======== Available records ========

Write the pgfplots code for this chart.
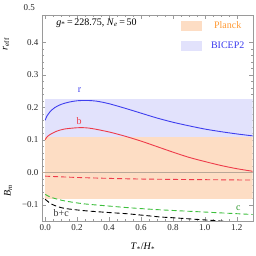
\documentclass[border=0pt]{standalone}
\usepackage{fontspec}
\setmainfont{Liberation Serif}
\usepackage{pgfplots}
\pgfplotsset{compat=1.18}
\definecolor{planck}{HTML}{FDDDC4}
\definecolor{bicep}{HTML}{E2E2FC}
\definecolor{rblue}{HTML}{3F3FEF}
\definecolor{bred}{HTML}{EE3B4A}
\definecolor{cgreen}{HTML}{3CBF3C}
\definecolor{ptext}{HTML}{FF9933}
\definecolor{btext}{HTML}{3A3AEE}
\definecolor{framec}{HTML}{9A9A9A}
\definecolor{zline}{HTML}{B9A797}
\begin{document}
\begin{tikzpicture}
\useasboundingbox (-42pt,-35pt) rectangle (214pt,221pt);
\begin{axis}[
  at={(0,0)}, anchor=south west,
  scale only axis, width=210.7pt, height=206pt,
  xmin=-0.02, xmax=1.3, ymin=-0.15, ymax=0.484,
  clip mode=individual,
  axis line style={framec},
  every tick/.style={framec},
  tick align=inside,
  major tick length=4pt, minor tick length=2pt,
  xtick={0,0.2,0.4,0.6,0.8,1.0,1.2},
  xticklabels={0.0,0.2,0.4,0.6,0.8,1.0,1.2},
  ytick={-0.1,0,0.1,0.2,0.3,0.4},
  yticklabels={−0.1,0.0,0.1,0.2,0.3,0.4},
  minor x tick num=3, minor y tick num=4,
  tick label style={font=\fontsize{9}{10}\selectfont, text=black!85},
  legend style={at={(rel axis cs:0.66,0.972)}, anchor=north west, draw=none, fill=none,
    inner sep=0pt, outer sep=0pt, row sep=10pt,
    font=\fontsize{10}{11}\selectfont, nodes={inner sep=1pt}},
]
\addplot[draw=none, fill=planck, legend image code/.code={\fill[planck] (0pt,-5pt) rectangle (21pt,5pt);}] coordinates {(0,-0.082) (1.3,-0.082) (1.3,0.11) (0,0.11)} -- cycle;
\addlegendentry{\hspace{8pt}\textcolor{ptext}{Planck}}
\addplot[draw=none, fill=bicep, legend image code/.code={\fill[bicep] (0pt,-5pt) rectangle (21pt,5pt);}] coordinates {(0,0.11) (1.3,0.11) (1.3,0.224) (0,0.224)} -- cycle;
\addlegendentry{\hspace{8pt}\textcolor{btext}{BICEP2}}
\addplot[zline, line width=0.8pt, forget plot] coordinates {(-0.02,0) (1.3,0)};
% r
\addplot[rblue, line width=0.9pt, smooth, forget plot] coordinates {
(0,0.160) (0.01,0.172) (0.03,0.186) (0.06,0.199) (0.1,0.209) (0.15,0.216) (0.2,0.220) (0.26,0.221)
(0.32,0.219) (0.4,0.211) (0.5,0.197) (0.6,0.182) (0.7,0.167) (0.8,0.154) (0.9,0.143) (1.0,0.133)
(1.1,0.125) (1.2,0.118) (1.3,0.112)};
% b
\addplot[bred, line width=0.9pt, smooth, forget plot] coordinates {
(0,0.100) (0.01,0.108) (0.03,0.116) (0.07,0.126) (0.12,0.133) (0.2,0.137) (0.25,0.137) (0.3,0.134)
(0.4,0.124) (0.5,0.111) (0.6,0.096) (0.7,0.079) (0.8,0.062) (0.9,0.046) (1.0,0.033) (1.1,0.021)
(1.2,0.011) (1.3,0.003)};
% b dashed
\addplot[bred, line width=0.9pt, smooth, dash pattern=on 5pt off 3pt, forget plot] coordinates {
(0,-0.012) (0.2,-0.016) (0.5,-0.020) (0.8,-0.022) (1.3,-0.024)};
% c
\addplot[cgreen, line width=0.9pt, smooth, dash pattern=on 5pt off 3pt, forget plot] coordinates {
(0,-0.068) (0.03,-0.076) (0.063,-0.081) (0.12,-0.088) (0.24,-0.097) (0.4,-0.104) (0.52,-0.109)
(0.7,-0.115) (0.94,-0.121) (1.1,-0.125) (1.3,-0.130)};
% b+c
\addplot[black, line width=0.9pt, smooth, dash pattern=on 5pt off 3pt, forget plot] coordinates {
(0,-0.083) (0.03,-0.095) (0.063,-0.103) (0.12,-0.111) (0.24,-0.118) (0.4,-0.124) (0.52,-0.128)
(0.73,-0.138) (0.8,-0.140) (0.95,-0.145) (1.07,-0.149) (1.15,-0.152)};
\node[text=rblue, font=\fontsize{10}{11}\selectfont] at (axis cs:0.215,0.253) {r};
\node[text=bred, font=\fontsize{10}{11}\selectfont] at (axis cs:0.213,0.158) {b};
\node[text=cgreen!80!black, font=\fontsize{10}{11}\selectfont] at (axis cs:1.21,-0.11) {c};
\node[text=black!80, font=\fontsize{10}{11}\selectfont] at (axis cs:0.1,-0.126) {b+c};
\node[anchor=west, font=\fontsize{10}{11}\selectfont] at (rel axis cs:0.052,0.961)
  {\textit{g}\textsubscript{*}\,=\,228.75, \textit{N}\textsubscript{\textit{e}}\,=\,50};
\node[anchor=east, font=\fontsize{9}{10}\selectfont, text=black!85, xshift=-3.5pt] at (rel axis cs:0,1.036) {0.5};
\node[rotate=90, font=\fontsize{10}{11}\selectfont] at (rel axis cs:-0.171,0.859) {\textit{r}\textsubscript{eff}};
\node[rotate=90, font=\fontsize{10}{11}\selectfont] at (rel axis cs:-0.161,0.146) {\textit{B}\textsubscript{\textit{m}}};
\node[font=\fontsize{10}{11}\selectfont] at (rel axis cs:0.479,-0.126) {\textit{T}\textsubscript{*}/\textit{H}\textsubscript{*}};
\end{axis}
\end{tikzpicture}
\end{document}
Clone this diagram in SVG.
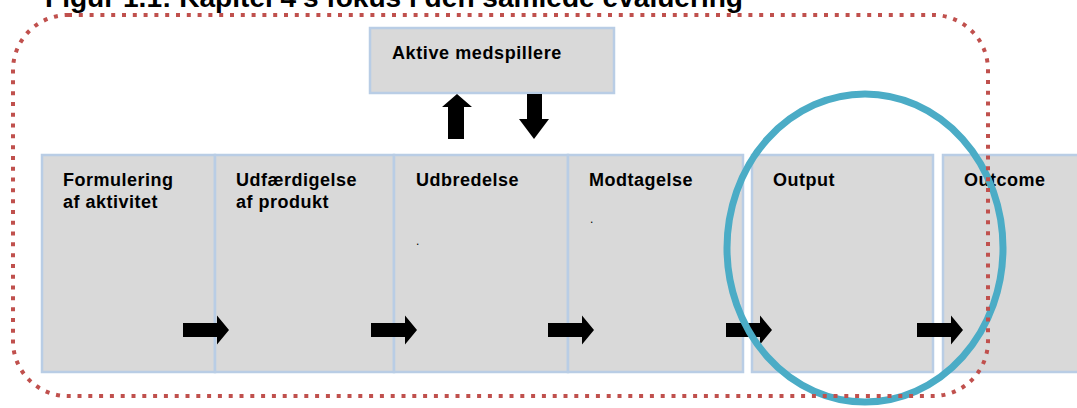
<svg xmlns="http://www.w3.org/2000/svg" xmlns:xlink="http://www.w3.org/1999/xlink" width="1077" height="408" viewBox="0 0 1077 408">
<style>
.box{fill:#d9d9d9;stroke:#b9cde5;stroke-width:2.5}
.lbl{font-family:"Liberation Sans",Arial,sans-serif;font-weight:bold;font-size:18px;letter-spacing:0.5px;fill:#000}
.dot{font-family:"Liberation Sans",Arial,sans-serif;font-size:12px;fill:#000}
.arr{fill:#000}
</style>
<defs>
<path id="rarrow" d="M0,-7 H34 V-14.5 L46,0 L34,14.5 V7 H0 Z"/>
</defs>
<rect width="1077" height="408" fill="#fff"/>
<text x="45" y="7" font-family="'Liberation Sans',Arial,sans-serif" font-weight="bold" font-size="28" textLength="698" lengthAdjust="spacingAndGlyphs">Figur 1.1: Kapitel 4's fokus i den samlede evaluering</text>
<g id="n-aktive">
<rect class="box" x="370" y="28" width="244" height="65"/>
<text class="lbl" x="392" y="59" style="letter-spacing:0.6px">Aktive medspillere</text>
</g>
<g id="n-formulering">
<rect class="box" x="42" y="155" width="173" height="217"/>
<text class="lbl" x="63" y="186">Formulering</text>
<text class="lbl" x="63" y="208">af aktivitet</text>
</g>
<g id="n-udfaerdigelse">
<rect class="box" x="215" y="155" width="179" height="217"/>
<text class="lbl" x="236" y="186">Udfærdigelse</text>
<text class="lbl" x="236" y="208">af produkt</text>
</g>
<g id="n-udbredelse">
<rect class="box" x="394" y="155" width="174" height="217"/>
<text class="lbl" x="416" y="186">Udbredelse</text>
<text class="dot" x="416" y="245">.</text>
</g>
<g id="n-modtagelse">
<rect class="box" x="568" y="155" width="175" height="217"/>
<text class="lbl" x="589" y="186">Modtagelse</text>
<text class="dot" x="590" y="223">.</text>
</g>
<g id="n-output">
<rect class="box" x="752" y="155" width="181" height="217"/>
<text class="lbl" x="773" y="186">Output</text>
</g>
<g id="n-outcome">
<rect class="box" x="943" y="155" width="150" height="217"/>
<text class="lbl" x="964" y="186">Outcome</text>
</g>
<g id="connectors" class="arr">
<path d="M448,139 V107 H442 L457,94 L472,107 H464 V139 Z"/>
<path d="M527,94 H542 V119 H549 L534,139 L519,119 H527 Z"/>
<use xlink:href="#rarrow" transform="translate(183,330)"/>
<use xlink:href="#rarrow" transform="translate(371,330)"/>
<use xlink:href="#rarrow" transform="translate(548,330)"/>
<use xlink:href="#rarrow" transform="translate(726,330)"/>
<use xlink:href="#rarrow" transform="translate(917,330)"/>
</g>
<g id="focus-ellipse">
<ellipse cx="865" cy="248" rx="138" ry="154" fill="none" stroke="#4bacc6" stroke-width="7"/>
</g>
<g id="focus-frame">
<rect x="13" y="15" width="975" height="381" rx="55" ry="55" fill="none" stroke="#c0504d" stroke-width="4" stroke-dasharray="4 6.8"/>
</g>
</svg>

========

Set exercise => List every line in the records above that contains the word "this".

Full response =>
Write the pgfplots code for this chart.
Clone this diagram in SVG.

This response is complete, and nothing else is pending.